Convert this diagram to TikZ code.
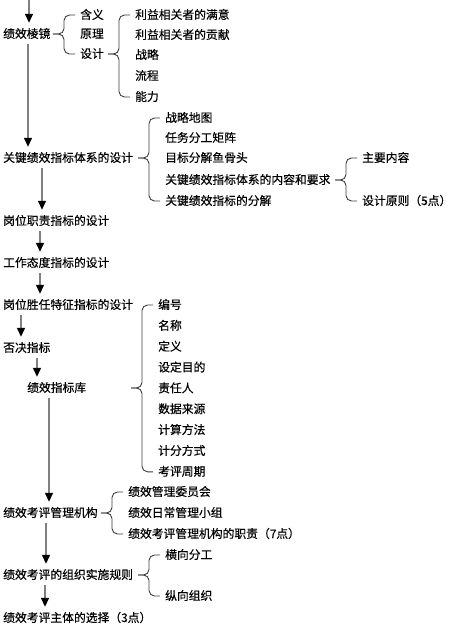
\documentclass[tikz,border=0pt]{standalone}
\usepackage{fontspec}
\setmainfont{Noto Sans CJK SC}[FakeBold=0.4]
\usetikzlibrary{arrows.meta, calc}
\definecolor{arrowgray}{RGB}{128,128,128}
\definecolor{bracegray}{RGB}{60,60,60}
\tikzset{
  txt/.style={anchor=west, inner sep=0pt, text height=10pt, text depth=2pt,
    font=\fontsize{11.8}{14}\selectfont},
  jiantou/.style={draw=arrowgray, line width=1.3pt,
    -{Triangle[length=9pt, width=8pt, color=black]}, shorten <=4pt, shorten >=5pt},
  bracepath/.style={draw=bracegray, line width=0.9pt, rounded corners=5.5pt}
}
% brace from parent #1 to first child #2 and last child #3
\newcommand{\kuohao}[3]{%
  \coordinate (kh) at ($(#2.west |- #1.west)+(-27pt,0)$);
  \draw[bracepath] (kh) -| ($(#2.west)+(-16pt,0)$) -- ($(#2.west)+(-5pt,0)$);
  \draw[bracepath] (kh) -| ($(#3.west)+(-16pt,0)$) -- ($(#3.west)+(-5pt,0)$);
}

\begin{document}
\begin{tikzpicture}[x=1pt, y=-1pt]
  \useasboundingbox (0,0) rectangle (452,626);

  % balanced scorecard part
  \node[txt] (lens) at (3,34) {绩效棱镜};
  \node[txt] (hanyi) at (80,15) {含义};
  \node[txt] (yuanli) at (80,34) {原理};
  \node[txt] (sheji) at (80,54) {设计};
  \node[txt] (manyi) at (135,15) {利益相关者的满意};
  \node[txt] (gongxian) at (135,35) {利益相关者的贡献};
  \node[txt] (zhanlue) at (135,55) {战略};
  \node[txt] (liucheng) at (135,76) {流程};
  \node[txt] (nengli) at (135,97) {能力};
  \kuohao{lens}{hanyi}{sheji}
  \kuohao{sheji}{manyi}{nengli}

  % kpi system
  \node[txt] (kpi) at (3,158) {关键绩效指标体系的设计};
  \node[txt] (ditu) at (165,118) {战略地图};
  \node[txt] (juzhen) at (165,138) {任务分工矩阵};
  \node[txt] (yugutou) at (165,158) {目标分解鱼骨头};
  \node[txt] (neirong) at (165,180) {关键绩效指标体系的内容和要求};
  \node[txt] (fenjie) at (165,201) {关键绩效指标的分解};
  \node[txt] (zhuyao) at (362,158) {主要内容};
  \node[txt] (yuanze) at (362,201) {设计原则（5点）};
  \kuohao{kpi}{ditu}{fenjie}
  \kuohao{neirong}{zhuyao}{yuanze}

  \node[txt] (gangwei) at (3,221) {岗位职责指标的设计};
  \node[txt] (taidu) at (3,263) {工作态度指标的设计};
  \node[txt] (shengren) at (3,305) {岗位胜任特征指标的设计};
  \node[txt] (foujue) at (3,348) {否决指标};
  \node[txt] (ku) at (27,388) {绩效指标库};

  % indicator library fields
  \foreach \f [count=\i from 1] in {编号,名称,定义,设定目的,责任人,数据来源,计算方法,计分方式,考评周期}{
    \node[txt] (k\i) at (158, 305+20.85*\i-20.85) {\f};
  }
  \kuohao{ku}{k1}{k9}

  % organisation
  \node[txt] (jigou) at (3,513) {绩效考评管理机构};
  \node[txt] (weiyuanhui) at (128,492) {绩效管理委员会};
  \node[txt] (xiaozu) at (128,513) {绩效日常管理小组};
  \node[txt] (zhize) at (128,534) {绩效考评管理机构的职责（7点）};
  \kuohao{jigou}{weiyuanhui}{zhize}

  \node[txt] (guize) at (3,575) {绩效考评的组织实施规则};
  \node[txt] (hengxiang) at (165,555) {横向分工};
  \node[txt] (zongxiang) at (165,596) {纵向组织};
  \kuohao{guize}{hengxiang}{zongxiang}

  \node[txt] (zhuti) at (3,618) {绩效考评主体的选择（3点）};

  % main flow
  \coordinate (start) at (29,0);
  \draw[jiantou, shorten <=0pt] (start) -- ([xshift=26pt]lens.north west);
  \draw[jiantou] ([xshift=25pt]lens.south west) -- ([xshift=25pt]kpi.north west);
  \draw[jiantou] ([xshift=39pt]kpi.south west) -- ([xshift=39pt]gangwei.north west);
  \draw[jiantou] ([xshift=37pt]gangwei.south west) -- ([xshift=37pt]taidu.north west);
  \draw[jiantou] ([xshift=37pt]taidu.south west) -- ([xshift=37pt]shengren.north west);
  \draw[jiantou] ([xshift=18pt]shengren.south west) -- ([xshift=18pt]foujue.north west);
  \draw[jiantou] ([xshift=34pt]foujue.south west) -- ([xshift=10pt]ku.north west);
  \draw[jiantou] ([xshift=22pt]ku.south west) -- ([xshift=46pt]jigou.north west);
  \draw[jiantou] ([xshift=43pt]jigou.south west) -- ([xshift=43pt]guize.north west);
  \draw[jiantou] ([xshift=42pt]guize.south west) -- ([xshift=42pt]zhuti.north west);
\end{tikzpicture}
\end{document}
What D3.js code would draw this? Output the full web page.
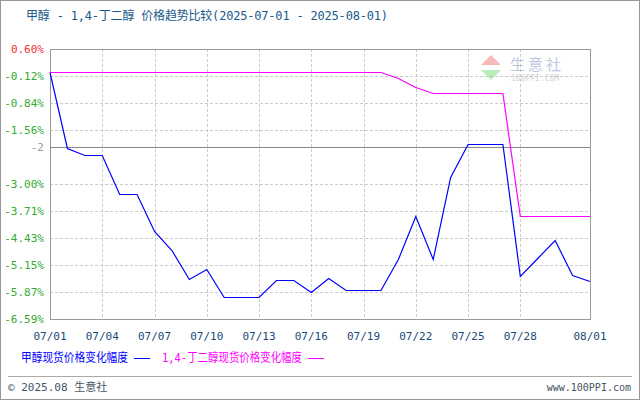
<!DOCTYPE html>
<html><head><meta charset="utf-8">
<script src="https://cdn.jsdelivr.net/npm/d3@7"></script>
<style>body{margin:0;background:#fff}svg{display:block}</style>
</head><body><svg id="c" width="640" height="400"></svg>
<script>
const dates = ["07/01","07/02","07/03","07/04","07/05","07/06","07/07","07/08","07/09","07/10","07/11","07/12","07/13","07/14","07/15","07/16","07/17","07/18","07/19","07/20","07/21","07/22","07/23","07/24","07/25","07/26","07/27","07/28","07/29","07/30","07/31","08/01"];
const methanol = [0,-2.04,-2.22,-2.22,-3.26,-3.26,-4.25,-4.75,-5.52,-5.26,-6.0,-6.0,-6.0,-5.55,-5.55,-5.87,-5.5,-5.82,-5.82,-5.82,-5.0,-3.85,-4.99,-2.81,-1.93,-1.93,-1.93,-5.45,-4.97,-4.49,-5.42,-5.58];
const bdo = [0,0,0,0,0,0,0,0,0,0,0,0,0,0,0,0,0,0,0,0,-0.18,-0.41,-0.57,-0.57,-0.57,-0.57,-0.57,-3.84,-3.84,-3.84,-3.84,-3.84];
const yTicks = [0.60,-0.12,-0.84,-1.56,-3.00,-3.71,-4.43,-5.15,-5.87,-6.59];
const xTickLabels = ["07/01","07/04","07/07","07/10","07/13","07/16","07/19","07/22","07/25","07/28","08/01"];
const refLine = -2;

const svg = d3.select("#c");
const F = "'DejaVu Sans Mono', monospace";
const FM = "'DejaVu Sans Mono', 'Noto Sans CJK SC', monospace";
const CJK="'Noto Sans CJK SC'";
svg.append("rect").attr("x",0.5).attr("y",0.5).attr("width",639).attr("height",399).attr("fill","#fff").attr("stroke","#999");
const L=50,R=590,T=49,B=319;
const x = d3.scaleLinear().domain([0,31]).range([L,R]);
const y = d3.scaleLinear().domain([-6.59,0.60]).range([B,T]);
const idx = d => dates.indexOf(d);

const g = svg.append("g");
g.selectAll(".hg").data(yTicks).join("line").attr("x1",L).attr("x2",R).attr("y1",d=>Math.round(y(d))+0.5).attr("y2",d=>Math.round(y(d))+0.5).attr("stroke","#ccc").attr("stroke-dasharray","3,2");
g.selectAll(".vg").data(xTickLabels).join("line").attr("x1",d=>Math.round(x(idx(d)))+0.5).attr("x2",d=>Math.round(x(idx(d)))+0.5).attr("y1",T).attr("y2",B).attr("stroke","#ccc").attr("stroke-dasharray","3,2");
g.append("rect").attr("x",L+0.5).attr("y",T+0.5).attr("width",R-L).attr("height",B-T).attr("fill","none").attr("stroke","#999");
g.append("line").attr("x1",L).attr("x2",R).attr("y1",Math.round(y(refLine))+0.5).attr("y2",Math.round(y(refLine))+0.5).attr("stroke","#888");
g.selectAll(".yl").data(yTicks).join("text").attr("x",44).attr("y",d=>y(d)+4).attr("text-anchor","end").attr("font-family",F).attr("font-size",11)
 .attr("fill",d=>d>0?"#e33":"#3a3").text(d=>d.toFixed(2)+"%");
g.append("text").attr("x",44).attr("y",y(refLine)+4).attr("text-anchor","end").attr("font-family",F).attr("font-size",11).attr("fill","#999").text("-2");
g.selectAll(".xl").data(xTickLabels).join("text").attr("x",d=>x(idx(d))).attr("y",340).attr("text-anchor","middle").attr("font-family",F).attr("font-size",11).attr("fill","#1a4a7a").text(d=>d);
const wm = svg.append("g").attr("opacity",0.5);
wm.append("path").attr("d","M481,65 L491,55 L501,65 Z").attr("fill","#e77");
wm.append("path").attr("d","M481,70 L491,80 L501,70 Z").attr("fill","#7d7");
wm.append("text").attr("x",510).attr("y",70).attr("font-family",CJK).attr("font-size",15).attr("fill","#8090c0").attr("letter-spacing",3).text("生意社");
wm.append("text").attr("x",511).attr("y",81).attr("font-family",F).attr("font-size",8).attr("fill","#aaa").text("100PPI.COM");
const line = d3.line().x((d,i)=>x(i)).y(d=>Math.round(y(d))+0.5);
g.append("path").datum(bdo).attr("d",line).attr("fill","none").attr("stroke","#f0f").attr("stroke-width",1.2);
g.append("path").datum(methanol).attr("d",line).attr("fill","none").attr("stroke","#00f").attr("stroke-width",1.2);
// title
svg.append("text").attr("x",26).attr("y",20).attr("font-family",FM).attr("font-size",12).attr("fill","#1a5a8a")
 .attr("textLength",362).attr("lengthAdjust","spacing").text("甲醇 - 1,4-丁二醇 价格趋势比较(2025-07-01 - 2025-08-01)");
// legend
svg.append("text").attr("x",21).attr("y",362).attr("font-family",FM).attr("font-size",12).attr("fill","#00f").attr("textLength",107).attr("lengthAdjust","spacingAndGlyphs").text("甲醇现货价格变化幅度");
svg.append("line").attr("x1",134).attr("x2",150).attr("y1",358.5).attr("y2",358.5).attr("stroke","#00f");
svg.append("text").attr("x",162).attr("y",362).attr("font-family",FM).attr("font-size",12).attr("fill","#f0f").attr("textLength",140).attr("lengthAdjust","spacingAndGlyphs").text("1,4-丁二醇现货价格变化幅度");
svg.append("line").attr("x1",308).attr("x2",324).attr("y1",358.5).attr("y2",358.5).attr("stroke","#f0f");
// footer
svg.append("line").attr("x1",8).attr("x2",632).attr("y1",376.5).attr("y2",376.5).attr("stroke","#aaa");
svg.append("text").attr("x",8).attr("y",391).attr("font-family",FM).attr("font-size",11).attr("fill","#456").text("© 2025.08 生意社");
svg.append("text").attr("x",631).attr("y",391).attr("text-anchor","end").attr("font-family",F).attr("font-size",10).attr("fill","#456").text("www.100PPI.com");
</script></body></html>
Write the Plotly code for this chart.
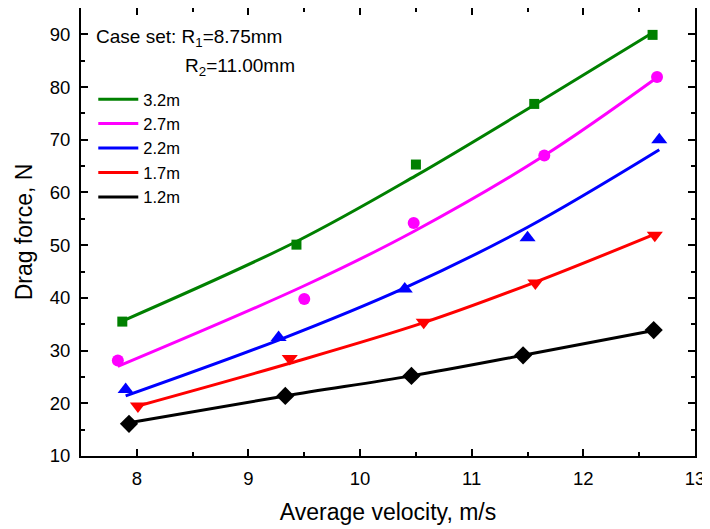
import plotly.graph_objects as go

# ---- data ----
labels = ["3.2m", "2.7m", "2.2m", "1.7m", "1.2m"]
colors = ["#008000", "#FF00FF", "#0000FF", "#FF0000", "#000000"]
symbols = ["square", "circle", "triangle-up", "triangle-down", "diamond"]
sizes = [10, 12, 14, 14, 14]

vel_32 = [7.87, 9.43, 10.50, 11.56, 12.62]
force_32 = [35.5, 50.1, 65.3, 76.8, 89.9]
fit_32 = [35.6, 50.7, 63.2, 76.6, 90.3]

vel_27 = [7.83, 9.50, 10.48, 11.65, 12.66]
force_27 = [28.1, 39.8, 54.2, 67.0, 81.9]
fit_27 = [27.0, 42.3, 52.6, 67.0, 81.8]

vel_22 = [7.90, 9.27, 10.40, 11.50, 12.68]
force_22 = [22.6, 32.5, 41.7, 51.4, 70.0]
fit_22 = [21.4, 32.0, 41.9, 53.4, 68.1]

vel_17 = [8.01, 9.37, 10.57, 11.57, 12.64]
force_17 = [19.5, 28.5, 35.4, 42.8, 51.9]
fit_17 = [19.5, 27.6, 35.3, 43.0, 52.1]

vel_12 = [7.93, 9.33, 10.46, 11.46, 12.63]
force_12 = [16.1, 21.4, 25.2, 29.1, 33.9]
fit_12 = [16.3, 21.4, 25.2, 29.1, 33.8]

vels = [vel_32, vel_27, vel_22, vel_17, vel_12]
forces = [force_32, force_27, force_22, force_17, force_12]
fits = [fit_32, fit_27, fit_22, fit_17, fit_12]

x_ticks = [8, 9, 10, 11, 12, 13]
y_ticks = [10, 20, 30, 40, 50, 60, 70, 80, 90]

FONT = "Liberation Sans, Arial, sans-serif"

fig = go.Figure()
for lab, col, sym, sz, v, f, ft in zip(labels, colors, symbols, sizes, vels, forces, fits):
    fig.add_trace(go.Scatter(
        x=v, y=ft, mode="lines", name=lab,
        line=dict(color=col, width=3, shape="spline", smoothing=1.0),
        showlegend=True,
    ))
    fig.add_trace(go.Scatter(
        x=v, y=f, mode="markers", name=lab,
        marker=dict(color=col, symbol=sym, size=sz, line=dict(width=0)),
        showlegend=False,
    ))

axis_common = dict(
    showline=True, linecolor="black", linewidth=2, mirror="allticks",
    ticks="inside", ticklen=7, tickwidth=2, tickcolor="black",
    showgrid=False, zeroline=False, automargin=False,
    tickfont=dict(family=FONT, size=18.5, color="black"),
)

fig.update_xaxes(
    range=[7.5, 13], tickvals=x_ticks, ticklabelstandoff=5,
    title=dict(text="Average velocity, m/s", font=dict(family=FONT, size=23, color="black"), standoff=16),
    minor=dict(ticks="inside", ticklen=4, tickwidth=2, tickcolor="black", dtick=0.5),
    **axis_common,
)
fig.update_yaxes(
    range=[10, 95], tickvals=y_ticks, ticklabelstandoff=5,
    title=dict(text="Drag force, N", font=dict(family=FONT, size=23, color="black"), standoff=11),
    minor=dict(ticks="inside", ticklen=4, tickwidth=2, tickcolor="black", dtick=5),
    **axis_common,
)

fig.add_annotation(
    xref="paper", yref="paper", x=0.021, y=0.933, xanchor="left", yanchor="middle",
    text="Case set: R<sub>1</sub>=8.75mm", showarrow=False,
    font=dict(family=FONT, size=19, color="black"),
)
fig.add_annotation(
    xref="paper", yref="paper", x=0.166, y=0.868, xanchor="left", yanchor="middle",
    text="R<sub>2</sub>=11.00mm", showarrow=False,
    font=dict(family=FONT, size=19, color="black"),
)

# page body has an 8px default margin, so the figure is sized to fit the window
fig.update_layout(
    width=702, height=521,
    margin=dict(l=73, r=15, t=0, b=73),
    plot_bgcolor="white", paper_bgcolor="white",
    legend=dict(
        x=0.02, y=0.835, xanchor="left", yanchor="top",
        bgcolor="rgba(0,0,0,0)", borderwidth=0,
        font=dict(family=FONT, size=16.5, color="black"),
        tracegroupgap=0, itemwidth=40,
    ),
)

fig.write_html("out.html")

━━━━━━━━━━

• Task objective:
Copy out each line of the records that holds the string "this".

• Answer in full:
Convert this diagram to TikZ code.
What D3.js code would draw this? Output the full web page.
Write the Plotly code for this chart.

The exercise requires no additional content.